Retype, word for word, the lines from the first line of the entries through the line that holds "(71.5,605) -- cycle;"; leave out the pictures.

----- Supplied data -----

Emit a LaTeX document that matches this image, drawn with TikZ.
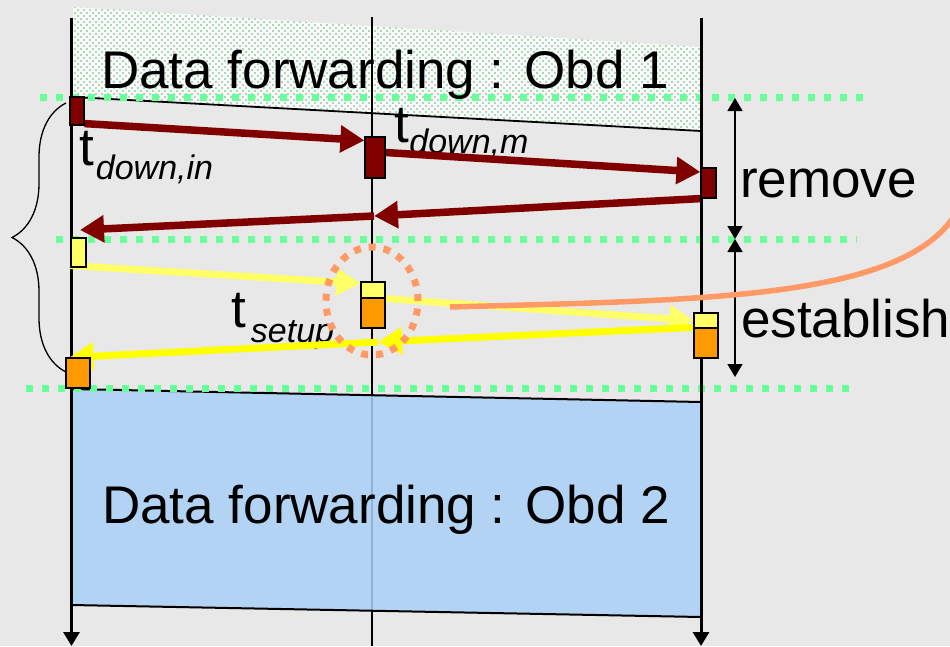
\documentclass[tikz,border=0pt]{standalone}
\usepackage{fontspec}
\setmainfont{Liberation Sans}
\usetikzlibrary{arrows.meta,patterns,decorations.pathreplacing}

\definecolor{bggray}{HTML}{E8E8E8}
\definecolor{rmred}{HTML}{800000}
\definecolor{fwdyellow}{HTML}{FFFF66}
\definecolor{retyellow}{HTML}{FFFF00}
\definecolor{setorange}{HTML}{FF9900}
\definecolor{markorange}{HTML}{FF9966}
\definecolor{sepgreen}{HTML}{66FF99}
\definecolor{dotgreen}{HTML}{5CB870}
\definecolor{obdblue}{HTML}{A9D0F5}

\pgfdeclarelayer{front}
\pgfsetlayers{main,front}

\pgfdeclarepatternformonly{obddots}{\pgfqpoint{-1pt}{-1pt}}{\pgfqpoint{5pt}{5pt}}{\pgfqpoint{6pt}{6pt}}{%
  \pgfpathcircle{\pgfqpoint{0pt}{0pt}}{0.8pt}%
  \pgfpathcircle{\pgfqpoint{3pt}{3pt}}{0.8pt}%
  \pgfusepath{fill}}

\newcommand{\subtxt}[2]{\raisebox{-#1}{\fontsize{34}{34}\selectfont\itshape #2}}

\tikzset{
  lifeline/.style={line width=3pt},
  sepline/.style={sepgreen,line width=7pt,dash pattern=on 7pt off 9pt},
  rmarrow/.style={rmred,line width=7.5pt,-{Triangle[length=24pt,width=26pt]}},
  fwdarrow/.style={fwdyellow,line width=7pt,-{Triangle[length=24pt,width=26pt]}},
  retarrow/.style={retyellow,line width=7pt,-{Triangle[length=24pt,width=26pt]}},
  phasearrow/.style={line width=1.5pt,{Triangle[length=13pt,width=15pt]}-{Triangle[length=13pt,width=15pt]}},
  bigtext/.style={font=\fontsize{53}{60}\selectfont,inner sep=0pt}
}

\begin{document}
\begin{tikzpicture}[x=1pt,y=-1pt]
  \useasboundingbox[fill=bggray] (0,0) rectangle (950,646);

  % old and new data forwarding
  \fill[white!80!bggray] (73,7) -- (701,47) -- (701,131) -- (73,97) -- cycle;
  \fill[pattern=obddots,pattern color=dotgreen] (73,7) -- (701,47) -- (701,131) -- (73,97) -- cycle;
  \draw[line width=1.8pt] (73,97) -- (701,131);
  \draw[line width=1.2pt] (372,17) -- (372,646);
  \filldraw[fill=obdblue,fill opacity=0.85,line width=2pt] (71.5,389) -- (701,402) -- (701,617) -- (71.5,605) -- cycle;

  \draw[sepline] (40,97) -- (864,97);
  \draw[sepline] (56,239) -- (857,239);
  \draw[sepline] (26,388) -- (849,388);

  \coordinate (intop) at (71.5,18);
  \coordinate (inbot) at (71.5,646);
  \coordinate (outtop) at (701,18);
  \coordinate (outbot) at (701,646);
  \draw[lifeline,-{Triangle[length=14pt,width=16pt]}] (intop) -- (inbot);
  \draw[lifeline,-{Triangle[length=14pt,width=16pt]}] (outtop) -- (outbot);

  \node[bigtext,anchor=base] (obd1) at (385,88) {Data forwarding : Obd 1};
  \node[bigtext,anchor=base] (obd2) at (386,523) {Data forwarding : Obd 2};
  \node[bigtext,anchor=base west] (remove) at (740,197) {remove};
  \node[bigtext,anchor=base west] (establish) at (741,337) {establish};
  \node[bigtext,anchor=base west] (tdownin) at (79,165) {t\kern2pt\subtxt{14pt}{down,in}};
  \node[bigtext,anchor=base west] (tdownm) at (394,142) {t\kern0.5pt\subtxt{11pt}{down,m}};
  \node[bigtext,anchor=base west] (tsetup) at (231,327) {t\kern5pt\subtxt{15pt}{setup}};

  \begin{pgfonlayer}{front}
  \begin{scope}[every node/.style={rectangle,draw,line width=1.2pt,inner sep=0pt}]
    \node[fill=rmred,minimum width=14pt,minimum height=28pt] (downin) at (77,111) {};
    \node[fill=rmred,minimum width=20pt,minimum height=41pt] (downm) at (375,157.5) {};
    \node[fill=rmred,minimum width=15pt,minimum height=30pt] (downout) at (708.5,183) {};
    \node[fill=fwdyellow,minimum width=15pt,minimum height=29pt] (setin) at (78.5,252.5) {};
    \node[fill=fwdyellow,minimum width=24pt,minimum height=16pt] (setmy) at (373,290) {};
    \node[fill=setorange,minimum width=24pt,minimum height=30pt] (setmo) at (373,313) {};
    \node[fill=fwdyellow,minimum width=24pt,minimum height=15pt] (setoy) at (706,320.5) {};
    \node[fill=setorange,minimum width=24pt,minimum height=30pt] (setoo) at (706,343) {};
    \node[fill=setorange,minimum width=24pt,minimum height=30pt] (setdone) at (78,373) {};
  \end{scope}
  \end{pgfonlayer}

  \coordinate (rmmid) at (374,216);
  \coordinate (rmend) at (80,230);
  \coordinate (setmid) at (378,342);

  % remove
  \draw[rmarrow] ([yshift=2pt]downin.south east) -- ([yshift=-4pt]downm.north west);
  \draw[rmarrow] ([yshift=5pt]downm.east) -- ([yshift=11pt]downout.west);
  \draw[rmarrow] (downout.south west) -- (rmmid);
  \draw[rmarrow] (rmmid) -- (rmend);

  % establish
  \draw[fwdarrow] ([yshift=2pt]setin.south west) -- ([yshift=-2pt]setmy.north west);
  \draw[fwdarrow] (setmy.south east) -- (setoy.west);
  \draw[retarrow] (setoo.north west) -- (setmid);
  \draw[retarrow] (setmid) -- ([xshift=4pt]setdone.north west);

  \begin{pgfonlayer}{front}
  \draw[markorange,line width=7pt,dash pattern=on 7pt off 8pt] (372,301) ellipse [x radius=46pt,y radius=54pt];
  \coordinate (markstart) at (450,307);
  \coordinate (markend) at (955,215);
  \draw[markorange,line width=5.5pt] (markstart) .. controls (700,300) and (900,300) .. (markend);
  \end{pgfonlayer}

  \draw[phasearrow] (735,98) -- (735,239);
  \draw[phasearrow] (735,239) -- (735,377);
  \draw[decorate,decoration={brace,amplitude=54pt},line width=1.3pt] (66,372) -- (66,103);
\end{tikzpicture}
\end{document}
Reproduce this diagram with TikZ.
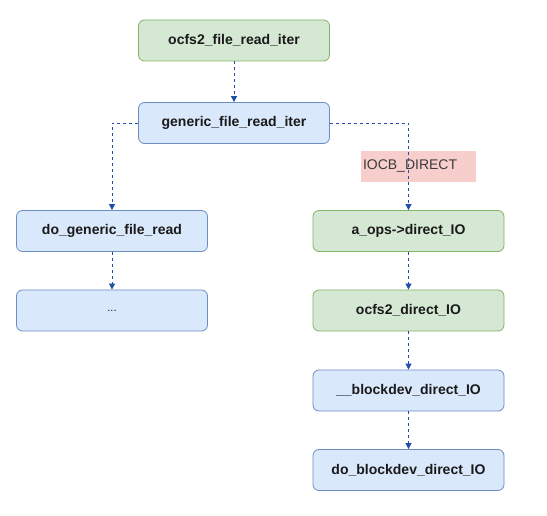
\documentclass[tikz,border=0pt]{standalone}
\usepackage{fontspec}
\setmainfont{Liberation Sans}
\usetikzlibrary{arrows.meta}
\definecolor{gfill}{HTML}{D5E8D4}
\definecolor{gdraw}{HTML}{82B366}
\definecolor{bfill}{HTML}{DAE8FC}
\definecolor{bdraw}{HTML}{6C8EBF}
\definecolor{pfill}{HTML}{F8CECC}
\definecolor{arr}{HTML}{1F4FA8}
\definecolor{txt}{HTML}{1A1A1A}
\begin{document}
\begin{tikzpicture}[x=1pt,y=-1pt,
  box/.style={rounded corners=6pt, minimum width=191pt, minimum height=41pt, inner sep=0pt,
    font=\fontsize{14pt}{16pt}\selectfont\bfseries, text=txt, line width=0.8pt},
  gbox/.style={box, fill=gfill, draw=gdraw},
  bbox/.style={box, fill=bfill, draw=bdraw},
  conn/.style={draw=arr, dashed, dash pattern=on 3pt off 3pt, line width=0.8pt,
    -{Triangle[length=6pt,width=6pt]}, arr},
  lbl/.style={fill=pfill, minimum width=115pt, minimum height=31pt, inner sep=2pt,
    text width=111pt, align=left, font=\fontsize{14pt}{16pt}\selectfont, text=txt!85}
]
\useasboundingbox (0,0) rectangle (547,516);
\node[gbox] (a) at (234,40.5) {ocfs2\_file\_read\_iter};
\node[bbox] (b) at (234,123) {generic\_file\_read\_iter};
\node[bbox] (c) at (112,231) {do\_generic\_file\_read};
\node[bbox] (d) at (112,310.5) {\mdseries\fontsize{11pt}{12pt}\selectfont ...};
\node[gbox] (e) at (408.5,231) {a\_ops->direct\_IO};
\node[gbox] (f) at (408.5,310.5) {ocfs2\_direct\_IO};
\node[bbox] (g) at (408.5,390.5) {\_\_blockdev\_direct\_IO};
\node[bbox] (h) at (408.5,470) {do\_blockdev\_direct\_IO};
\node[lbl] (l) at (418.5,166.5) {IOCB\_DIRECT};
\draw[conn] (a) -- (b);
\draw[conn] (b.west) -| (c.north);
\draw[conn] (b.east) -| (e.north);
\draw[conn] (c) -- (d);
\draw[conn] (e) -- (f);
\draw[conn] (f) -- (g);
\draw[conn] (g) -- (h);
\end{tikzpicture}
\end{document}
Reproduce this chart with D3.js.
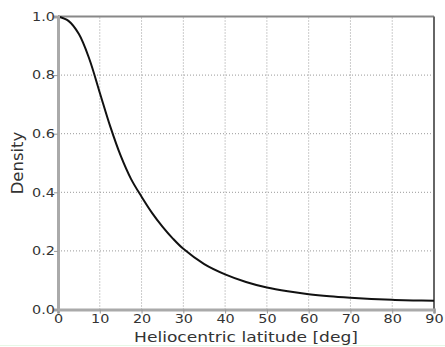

-----

**Solution to this task:**
Emit a LaTeX document that matches this image, drawn with TikZ.
\documentclass[tikz,border=0pt]{standalone}
\usepackage{fontspec}
\setmainfont{Liberation Sans}
\usetikzlibrary{arrows.meta,patterns,decorations.pathreplacing}

\definecolor{bggray}{HTML}{E8E8E8}
\definecolor{rmred}{HTML}{800000}
\definecolor{fwdyellow}{HTML}{FFFF66}
\definecolor{retyellow}{HTML}{FFFF00}
\definecolor{setorange}{HTML}{FF9900}
\definecolor{markorange}{HTML}{FF9966}
\definecolor{sepgreen}{HTML}{66FF99}
\definecolor{dotgreen}{HTML}{5CB870}
\definecolor{obdblue}{HTML}{A9D0F5}

\pgfdeclarelayer{front}
\pgfsetlayers{main,front}

\pgfdeclarepatternformonly{obddots}{\pgfqpoint{-1pt}{-1pt}}{\pgfqpoint{5pt}{5pt}}{\pgfqpoint{6pt}{6pt}}{%
  \pgfpathcircle{\pgfqpoint{0pt}{0pt}}{0.8pt}%
  \pgfpathcircle{\pgfqpoint{3pt}{3pt}}{0.8pt}%
  \pgfusepath{fill}}

\newcommand{\subtxt}[2]{\raisebox{-#1}{\fontsize{34}{34}\selectfont\itshape #2}}

\tikzset{
  lifeline/.style={line width=3pt},
  sepline/.style={sepgreen,line width=7pt,dash pattern=on 7pt off 9pt},
  rmarrow/.style={rmred,line width=7.5pt,-{Triangle[length=24pt,width=26pt]}},
  fwdarrow/.style={fwdyellow,line width=7pt,-{Triangle[length=24pt,width=26pt]}},
  retarrow/.style={retyellow,line width=7pt,-{Triangle[length=24pt,width=26pt]}},
  phasearrow/.style={line width=1.5pt,{Triangle[length=13pt,width=15pt]}-{Triangle[length=13pt,width=15pt]}},
  bigtext/.style={font=\fontsize{53}{60}\selectfont,inner sep=0pt}
}

\begin{document}
\begin{tikzpicture}[x=1pt,y=-1pt]
  \useasboundingbox[fill=bggray] (0,0) rectangle (950,646);

  % old and new data forwarding
  \fill[white!80!bggray] (73,7) -- (701,47) -- (701,131) -- (73,97) -- cycle;
  \fill[pattern=obddots,pattern color=dotgreen] (73,7) -- (701,47) -- (701,131) -- (73,97) -- cycle;
  \draw[line width=1.8pt] (73,97) -- (701,131);
  \draw[line width=1.2pt] (372,17) -- (372,646);
  \filldraw[fill=obdblue,fill opacity=0.85,line width=2pt] (71.5,389) -- (701,402) -- (701,617) -- (71.5,605) -- cycle;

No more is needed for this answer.